What does that look like, though? At least part of it should look like what the Equal Justice Initiative’s Bryan Stevenson is planning to build in Montgomery, Alabama. Called the Memorial to Peace and Justice, it is actually a reminder of the history of lynching in the U.S. The blueprint calls for a six-acre lot that will hold roughly 800 dangling columns, each representing counties where lynchings of African Americans took place, with the names of the lynched inscribed on each of them.

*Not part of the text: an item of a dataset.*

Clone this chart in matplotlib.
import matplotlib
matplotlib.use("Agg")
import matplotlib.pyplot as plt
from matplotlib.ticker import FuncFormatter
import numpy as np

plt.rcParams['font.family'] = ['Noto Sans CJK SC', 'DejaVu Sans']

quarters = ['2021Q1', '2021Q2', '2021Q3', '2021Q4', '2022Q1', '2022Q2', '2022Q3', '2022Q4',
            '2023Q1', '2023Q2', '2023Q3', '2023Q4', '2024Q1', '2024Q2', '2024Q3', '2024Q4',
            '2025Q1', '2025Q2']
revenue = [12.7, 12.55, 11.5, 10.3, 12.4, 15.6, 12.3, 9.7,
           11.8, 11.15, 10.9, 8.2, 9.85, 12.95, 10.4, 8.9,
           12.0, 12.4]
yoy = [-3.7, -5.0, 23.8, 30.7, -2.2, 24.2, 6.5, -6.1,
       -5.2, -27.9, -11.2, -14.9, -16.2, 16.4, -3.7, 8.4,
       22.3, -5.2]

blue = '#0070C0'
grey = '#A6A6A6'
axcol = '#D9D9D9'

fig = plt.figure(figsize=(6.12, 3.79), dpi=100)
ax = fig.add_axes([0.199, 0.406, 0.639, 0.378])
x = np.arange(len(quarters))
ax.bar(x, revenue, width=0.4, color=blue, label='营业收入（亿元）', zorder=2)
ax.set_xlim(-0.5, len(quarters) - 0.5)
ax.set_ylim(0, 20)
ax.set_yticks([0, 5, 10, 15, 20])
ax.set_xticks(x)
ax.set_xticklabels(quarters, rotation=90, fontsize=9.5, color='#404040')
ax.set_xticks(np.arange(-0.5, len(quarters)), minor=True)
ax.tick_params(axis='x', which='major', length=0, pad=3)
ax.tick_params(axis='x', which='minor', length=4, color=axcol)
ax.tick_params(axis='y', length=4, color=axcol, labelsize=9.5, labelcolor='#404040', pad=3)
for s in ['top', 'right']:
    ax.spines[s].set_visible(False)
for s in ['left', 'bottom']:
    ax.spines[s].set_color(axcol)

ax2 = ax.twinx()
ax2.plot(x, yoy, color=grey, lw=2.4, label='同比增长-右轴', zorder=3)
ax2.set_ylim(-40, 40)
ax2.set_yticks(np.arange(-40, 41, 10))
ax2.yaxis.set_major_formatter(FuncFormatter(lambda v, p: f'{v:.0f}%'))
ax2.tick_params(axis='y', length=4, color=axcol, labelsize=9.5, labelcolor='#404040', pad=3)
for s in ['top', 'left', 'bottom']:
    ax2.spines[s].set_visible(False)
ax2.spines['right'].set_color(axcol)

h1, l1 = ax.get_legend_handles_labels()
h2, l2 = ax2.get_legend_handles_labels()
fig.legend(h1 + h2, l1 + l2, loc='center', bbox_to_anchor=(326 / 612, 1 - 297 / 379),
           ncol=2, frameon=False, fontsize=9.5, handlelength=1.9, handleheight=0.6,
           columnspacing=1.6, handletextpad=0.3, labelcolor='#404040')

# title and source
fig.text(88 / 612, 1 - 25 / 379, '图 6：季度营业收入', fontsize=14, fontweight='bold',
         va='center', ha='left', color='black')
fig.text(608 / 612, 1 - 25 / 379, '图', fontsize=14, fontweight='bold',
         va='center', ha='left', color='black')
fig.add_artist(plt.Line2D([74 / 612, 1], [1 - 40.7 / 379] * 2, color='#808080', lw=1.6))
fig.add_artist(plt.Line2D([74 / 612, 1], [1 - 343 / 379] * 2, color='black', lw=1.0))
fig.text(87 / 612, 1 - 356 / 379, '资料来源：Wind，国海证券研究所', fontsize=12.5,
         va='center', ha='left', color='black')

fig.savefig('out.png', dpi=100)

Representatives of those lynching locations are expected to take duplicates of the columns back to their home counties for public display, to remind residents of the racial terrorism that occurred on their soil.
“I continue to believe that we’re not free in this country, that we’re not free at birth by a history of racial injustice,” Stevenson told an audience about the memorial, according to a profile of the project recently published in The New Yorker. “And there are spaces that are occupied by the legacy of that history that weigh on us.”
The National Park Service will need to weigh in on this as well as it embarks upon its next 100 years.